Paula : "Non ... tu sais, ça ne donnera aucun résultat." (rires)
Marcia : "... il y a d'autres priorités avant de faire du théâtre, il faut d'abord manger" a-t-elle répondu. Mais cela se comprend.
Paula : Et aujourd'hui je mange très bien. Quand tu réalises que tu peux tourner les choses en ta faveur, tu trouves l'énergie pour tout.

Pensez-vous que l'artiste de théâtre ait un "devoir" ?
Marcia : ... de raconter un peu la réalité qui nous entoure ? Je crois que oui. Je crois que le théâtre peut le faire, comme tout autre discipline, j'ai le sentiment que chacun peut, à travers l'art, raconter son monde intérieur et son monde extérieur, son contexte social, ce qui l'entoure. Ici, pour nous, le théâtre social a un sens de témoignage. En plus de cela, il va permettre au public de connaître la realite quotidienne d'une autre manière. Car cette vie, cet endroit, tout cela est peu connu des gens. Beaucoup de monde n'a jamais expérimenté les campamentos. Ils ne savent pas de quoi il s'agit. Je crois que le théâtre peut permettre de faire accepter cette réalité aux autres.
Paula : Et c'est encore mieux que cela soit conté par des actrices venant de là, qui ont vécu ce mode de vie, et qu'elles le fassent avec fierté.
Marcia : Je crois que c'est nécessaire que l'histoire soit jouée par des personnes ayant vécu dans ces lieux. C'est pour cela que c'est appelé "théâtre social", "populaire". C'est avec et pour. Avec elles, et pour elles. C'est du théâtre "horizontal". Bien sûr, le côté artistique est très important aussi ! Beaucoup de gens croient que si c'est populaire ou social, ça va avoir une qualité artistique inférieure. C'est pour ça qu'on a fait appel à un acteur professionnel, Rodrigo Gonzalez, et à un régisseur son et lumière Francisco Rios. Pour faire de cette création collective une œuvre de qualité. De l'art. Qu'elle puisse être critiquée au même titre qu'une autre pièce, et pas seulement en temps qu'œuvre sociale. C'est très significatif. Et c'est le plus important pour nous. Que notre travail soit remarqué. Que le groupe puisse grandir, évoluer, s'intégrer. Avec la perspective de faire les festivals internationaux, bien sûr, la qualité artistique est très importante. Il faut avoir un groupe pluridisciplinaire.
Paula : Tout en montrant quelque chose de représentatif de ce que l'on vit, aussi. Sinon ce serait un mensonge.

Pensez-vous que le théâtre doive être toujours engagé, ou peut-il être seulement divertissant ?
Marcia : Dans l'idéal, le théâtre social doit dénoncer quelque chose, mais dans la nuance. Cela peut inclure des passages très dramatiques, mais aussi comiques, réalistes, ou oniriques.
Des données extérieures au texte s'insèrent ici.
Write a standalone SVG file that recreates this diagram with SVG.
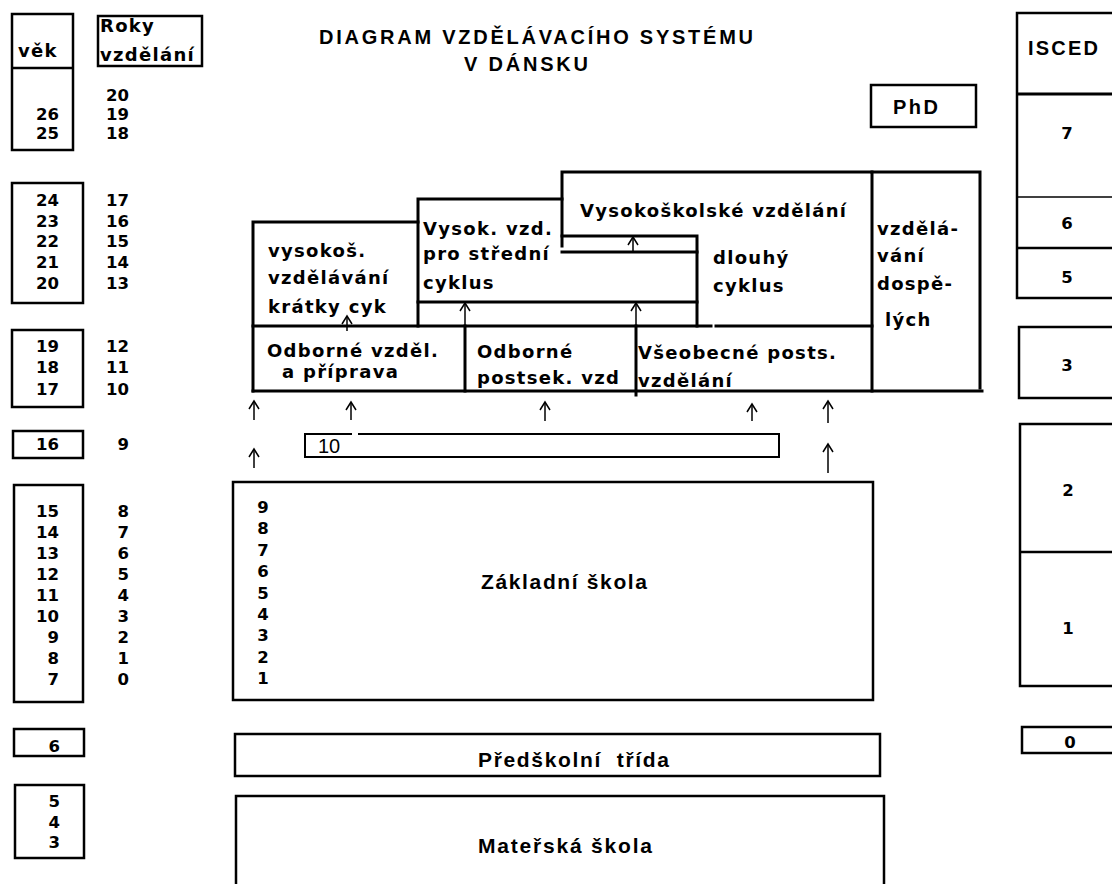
<svg xmlns="http://www.w3.org/2000/svg" width="1112" height="884" viewBox="0 0 1112 884">
<style>
  .ln{fill:none;stroke:#000;stroke-width:3;stroke-linecap:square}
  .bx{fill:none;stroke:#000;stroke-width:2.5}
  .lb{font-family:"DejaVu Sans",sans-serif;font-weight:bold;font-size:18px;letter-spacing:1.3px;fill:#000}
  .num{font-family:"DejaVu Sans",sans-serif;font-weight:bold;font-size:16.5px;fill:#000;text-anchor:end}
  .numc{font-family:"DejaVu Sans",sans-serif;font-weight:bold;font-size:16.5px;fill:#000;text-anchor:middle}
  .hd{font-family:"Liberation Sans",Arial,sans-serif;font-weight:bold;font-size:20px;fill:#000}
  .big{font-family:"Liberation Sans",Arial,sans-serif;font-weight:bold;font-size:21px;fill:#000}
  .arr{fill:none;stroke:#000;stroke-width:1.5;marker-end:url(#ah)}
</style>
<defs>
  <marker id="ah" viewBox="-10 -7 12 14" refX="0" refY="0" markerWidth="12" markerHeight="14" markerUnits="userSpaceOnUse" orient="auto">
    <path d="M-8,-5 L0,0 L-8,5" fill="none" stroke="#000" stroke-width="1.5"/>
  </marker>
</defs>
<rect width="1112" height="884" fill="#fff"/>

<g id="title">
  <text class="hd" x="319" y="44" textLength="434" lengthAdjust="spacing">DIAGRAM VZDĚLÁVACÍHO SYSTÉMU</text>
  <text class="hd" x="464" y="71" textLength="124" lengthAdjust="spacing">V DÁNSKU</text>
</g>

<!-- left: age column -->
<g id="age-header">
  <rect class="bx" x="12" y="14" width="61" height="136"/>
  <line class="bx" x1="12" y1="68" x2="73" y2="68"/>
  <text class="lb" x="18" y="57">věk</text>
  <text class="num" x="59" y="120">26</text>
  <text class="num" x="59" y="139">25</text>
</g>
<g id="years-header">
  <rect class="bx" x="98" y="16" width="104" height="50"/>
  <text class="lb" x="100" y="32">Roky</text>
  <text class="lb" x="100" y="61">vzdělání</text>
  <text class="num" x="129" y="101">20</text>
  <text class="num" x="129" y="120">19</text>
  <text class="num" x="129" y="139">18</text>
</g>
<g id="age-20-24">
  <rect class="bx" x="12" y="183" width="71" height="120"/>
  <text class="num" x="59" y="206">24</text>
  <text class="num" x="59" y="227">23</text>
  <text class="num" x="59" y="247">22</text>
  <text class="num" x="59" y="268">21</text>
  <text class="num" x="59" y="289">20</text>
  <text class="num" x="129" y="206">17</text>
  <text class="num" x="129" y="227">16</text>
  <text class="num" x="129" y="247">15</text>
  <text class="num" x="129" y="268">14</text>
  <text class="num" x="129" y="289">13</text>
</g>
<g id="age-17-19">
  <rect class="bx" x="12" y="330" width="71" height="77"/>
  <text class="num" x="59" y="352">19</text>
  <text class="num" x="59" y="373">18</text>
  <text class="num" x="59" y="395">17</text>
  <text class="num" x="129" y="352">12</text>
  <text class="num" x="129" y="373">11</text>
  <text class="num" x="129" y="395">10</text>
</g>
<g id="age-16">
  <rect class="bx" x="13" y="431" width="70" height="27"/>
  <text class="num" x="59" y="450">16</text>
  <text class="num" x="129" y="450">9</text>
</g>
<g id="age-7-15">
  <rect class="bx" x="14" y="485" width="69" height="217"/>
  <text class="num" x="59" y="517">15</text>
  <text class="num" x="59" y="538">14</text>
  <text class="num" x="59" y="559">13</text>
  <text class="num" x="59" y="580">12</text>
  <text class="num" x="59" y="601">11</text>
  <text class="num" x="59" y="622">10</text>
  <text class="num" x="59" y="643">9</text>
  <text class="num" x="59" y="664">8</text>
  <text class="num" x="59" y="685">7</text>
  <text class="num" x="129" y="517">8</text>
  <text class="num" x="129" y="538">7</text>
  <text class="num" x="129" y="559">6</text>
  <text class="num" x="129" y="580">5</text>
  <text class="num" x="129" y="601">4</text>
  <text class="num" x="129" y="622">3</text>
  <text class="num" x="129" y="643">2</text>
  <text class="num" x="129" y="664">1</text>
  <text class="num" x="129" y="685">0</text>
</g>
<g id="age-6">
  <rect class="bx" x="14" y="729" width="70" height="27"/>
  <text class="num" x="60" y="752">6</text>
</g>
<g id="age-3-5">
  <rect class="bx" x="15" y="785" width="69" height="73"/>
  <text class="num" x="60" y="807">5</text>
  <text class="num" x="60" y="828">4</text>
  <text class="num" x="60" y="848">3</text>
</g>

<!-- PhD -->
<g id="phd">
  <rect class="bx" x="871" y="85" width="105" height="42"/>
  <text class="hd" x="893" y="114" font-size="18" textLength="45" lengthAdjust="spacing">PhD</text>
</g>

<!-- upper tertiary structure -->
<g id="short-cycle">
  <path class="ln" d="M253,391 V222 H418"/>
  <text class="lb" x="268" y="257">vysokoš.</text>
  <text class="lb" x="268" y="284">vzdělávání</text>
  <text class="lb" x="268" y="313">krátky cyk</text>
</g>
<g id="medium-cycle">
  <path class="ln" d="M418,326 V199 H562"/>
  <path class="ln" d="M418,302 H697"/>
  <path class="ln" d="M562,236 H697 V326"/>
  <path class="ln" d="M562,252 H697"/>
  <text class="lb" x="423" y="235">Vysok. vzd.</text>
  <text class="lb" x="423" y="260">pro střední</text>
  <text class="lb" x="423" y="289">cyklus</text>
</g>
<g id="university">
  <path class="ln" d="M562,246 V172 H872 V391"/>
  <text class="lb" x="580" y="217">Vysokoškolské vzdělání</text>
  <text class="lb" x="713" y="264">dlouhý</text>
  <text class="lb" x="713" y="292">cyklus</text>
</g>
<g id="adult-education">
  <path class="ln" d="M872,172 H980 V388"/>
  <text class="lb" x="877" y="235">vzdělá-</text>
  <text class="lb" x="877" y="262">vání</text>
  <text class="lb" x="877" y="290">dospě-</text>
  <text class="lb" x="885" y="326">lých</text>
</g>
<g id="vocational">
  <path class="ln" d="M253,326 H711 M716,326 H872"/>
  <path class="ln" d="M253,391 H982"/>
  <text class="lb" x="267" y="357">Odborné vzděl.</text>
  <text class="lb" x="282" y="378">a příprava</text>
</g>
<g id="vocational-postsec">
  <path class="ln" d="M465,326 V391"/>
  <text class="lb" x="477" y="358">Odborné</text>
  <text class="lb" x="477" y="384">postsek. vzd</text>
</g>
<g id="general-upper-sec">
  <path class="ln" d="M636,326 V395"/>
  <text class="lb" x="638" y="359">Všeobecné posts.</text>
  <text class="lb" x="638" y="387">vzdělání</text>
</g>

<g id="tenth-year">
  <path fill="none" stroke="#000" stroke-width="2" d="M352,434 H305 V457 H779 V434 H358"/>
  <text x="318" y="453" font-family="Liberation Sans, Arial, sans-serif" font-size="20" fill="#000">10</text>
</g>

<g id="basic-school">
  <rect class="bx" x="233" y="482" width="640" height="218"/>
  <text class="numc" x="263" y="513">9</text>
  <text class="numc" x="263" y="534">8</text>
  <text class="numc" x="263" y="556">7</text>
  <text class="numc" x="263" y="577">6</text>
  <text class="numc" x="263" y="599">5</text>
  <text class="numc" x="263" y="620">4</text>
  <text class="numc" x="263" y="641">3</text>
  <text class="numc" x="263" y="663">2</text>
  <text class="numc" x="263" y="684">1</text>
  <text class="big" x="481" y="589" textLength="166" lengthAdjust="spacing">Základní škola</text>
</g>
<g id="preschool-class">
  <rect class="bx" x="235" y="734" width="645" height="42"/>
  <text class="big" x="478" y="767" textLength="191" lengthAdjust="spacing" xml:space="preserve">Předškolní  třída</text>
</g>
<g id="kindergarten">
  <path class="bx" d="M236,890 V796 H884 V890"/>
  <text class="big" x="478" y="853" textLength="174" lengthAdjust="spacing">Mateřská škola</text>
</g>

<!-- ISCED column -->
<g id="isced-5-7">
  <rect class="bx" x="1017" y="13" width="120" height="285"/>
  <line x1="1017" y1="94" x2="1137" y2="94" stroke="#000" stroke-width="3"/>
  <line x1="1017" y1="197" x2="1137" y2="197" stroke="#000" stroke-width="1.5"/>
  <line x1="1017" y1="248" x2="1137" y2="248" stroke="#000" stroke-width="2.5"/>
  <text class="hd" x="1028" y="55" font-size="19" textLength="70" lengthAdjust="spacing">ISCED</text>
  <text class="numc" x="1067" y="139">7</text>
  <text class="numc" x="1067" y="229">6</text>
  <text class="numc" x="1067" y="283">5</text>
</g>
<g id="isced-3">
  <rect class="bx" x="1019" y="327" width="120" height="71"/>
  <text class="numc" x="1067" y="371">3</text>
</g>
<g id="isced-1-2">
  <rect class="bx" x="1020" y="424" width="120" height="262"/>
  <line x1="1020" y1="552" x2="1140" y2="552" stroke="#000" stroke-width="2.5"/>
  <text class="numc" x="1068" y="496">2</text>
  <text class="numc" x="1068" y="634">1</text>
</g>
<g id="isced-0">
  <rect class="bx" x="1022" y="727" width="120" height="26"/>
  <text class="numc" x="1070" y="748">0</text>
</g>

<g id="connectors">
  <path class="arr" d="M347,331 V316"/>
  <path class="arr" d="M465,326 V303"/>
  <path class="arr" d="M636,326 V303"/>
  <path class="arr" d="M633,252 V237"/>
  <path class="arr" d="M254,420 V401"/>
  <path class="arr" d="M351,420 V402"/>
  <path class="arr" d="M545,421 V402"/>
  <path class="arr" d="M752,421 V404"/>
  <path class="arr" d="M828,423 V401"/>
  <path class="arr" d="M254,468 V449"/>
  <path class="arr" d="M828,473 V444"/>
</g>
</svg>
Je crois qu'il faut de toute façon nuancer notre travail. Cela dit, la pièce doit avoir un message, et forcément un message social. Pour nous en tous cas, le contenu doit être social. Mais on peut le raconter de différentes manières. Il y a tant de façons d'exprimer tout cela ! Ce qui est intéressant avec le théâtre, c'est que c'est pluridisciplinaire. Par exemple, dans notre pièce, on intègre des éléments audiovisuels, du théâtre d'image, de l'expression corporelle, de la danse, de la musique... il y a beaucoup d'éléments qui font que cette œuvre a aussi plusieurs langages. Elle passe par différentes étapes, et on réussit a montrer toute une palette d'émotions par le biais de ce pluri-langage. Pour une première représentation, je peux dire qu'il y avait un très bon niveau.

Pour finir, que pensez-vous que le théâtre puisse apporter aux gens ?
Paula : L'espoir.
Marcia : La transformation. Individuelle, ou au sein de la société. Pour moi le théâtre est une arme de changement social.